First, I translate NLP patterns to some specific languages from English, such has pattern "X in Y" (English) can be translated to "X ở Y" in Vietnamese. For example with pattern: XY in English = YX in Vietnamese.

  • In English, we have Category:Information Technology => X = Category:Information, Y = Category:Technology
  • In Vietnamese, if we have Y = Thể loại:Công nghệ (Category:Technology), X = Thể loại:Thông tin (Category:Information). We can create new category has name Thể loại:Công nghệ thông tin' (Category:Information Technology) with two parent categories Thể loại:Công nghệ and X = Thể loại:Thông tin.

We also have a lot of patterns to generate new categories such as X by Y (Category:Birds by country), X in Y (Category:Cities in Vietnam), X of Y, X from Y (Category:People from London), X [VBN] Y, ...

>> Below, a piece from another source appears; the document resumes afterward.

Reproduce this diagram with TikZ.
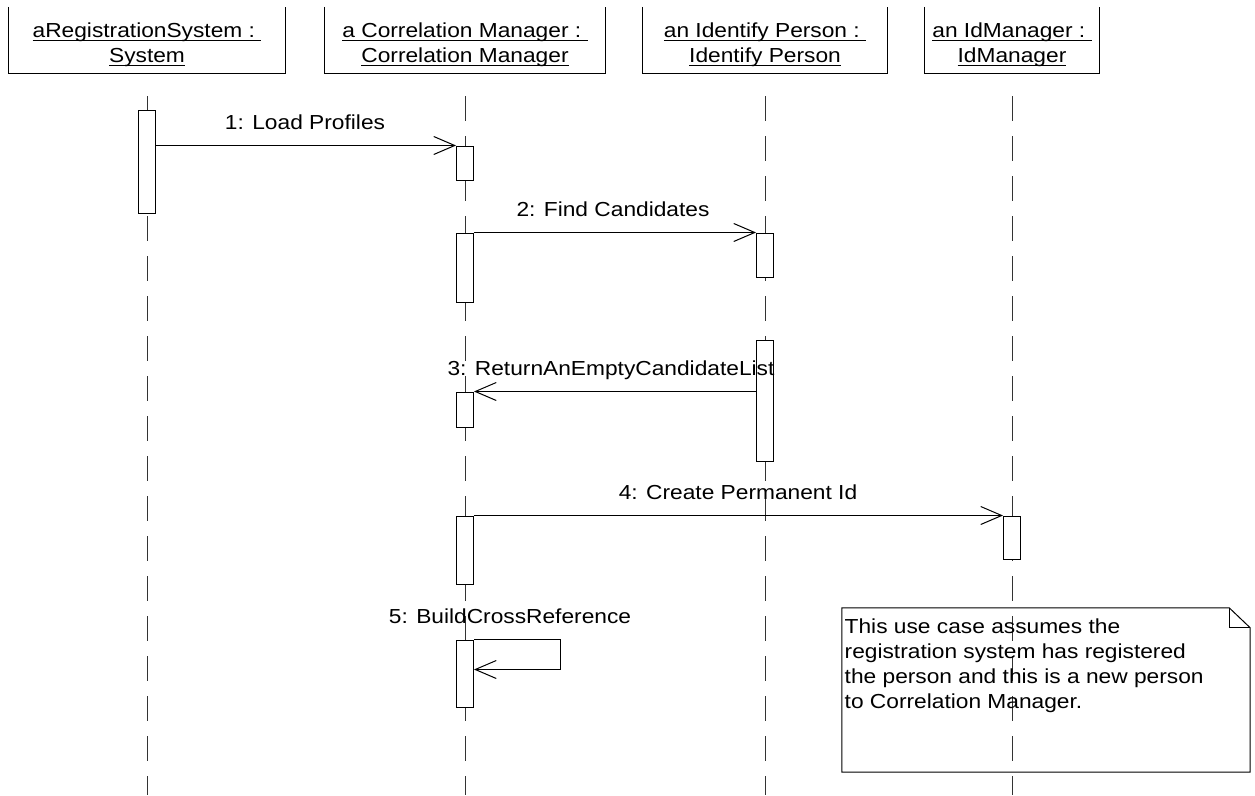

Then secondly, I will classify these categories into articles based on English category classification. [1][2]. Secondary solution is to add common categories to articles only or we comply to the community agreements about category taxonomy.

Project goals[edit]

  • To create semiautomatically new categories for small-scale & medium-scale Wikipedias.
  • To create more fine-grained category taxonomy for small-scale & medium-scale Wikipedias.
  • Help to reduce the manual tasks related to category of editors.
  • To boost the collaborative quality of small-scale & medium-scale Wikipedias.

Project plan[edit]

Activities[edit]

1. Collect NLP patterns in different languages[edit]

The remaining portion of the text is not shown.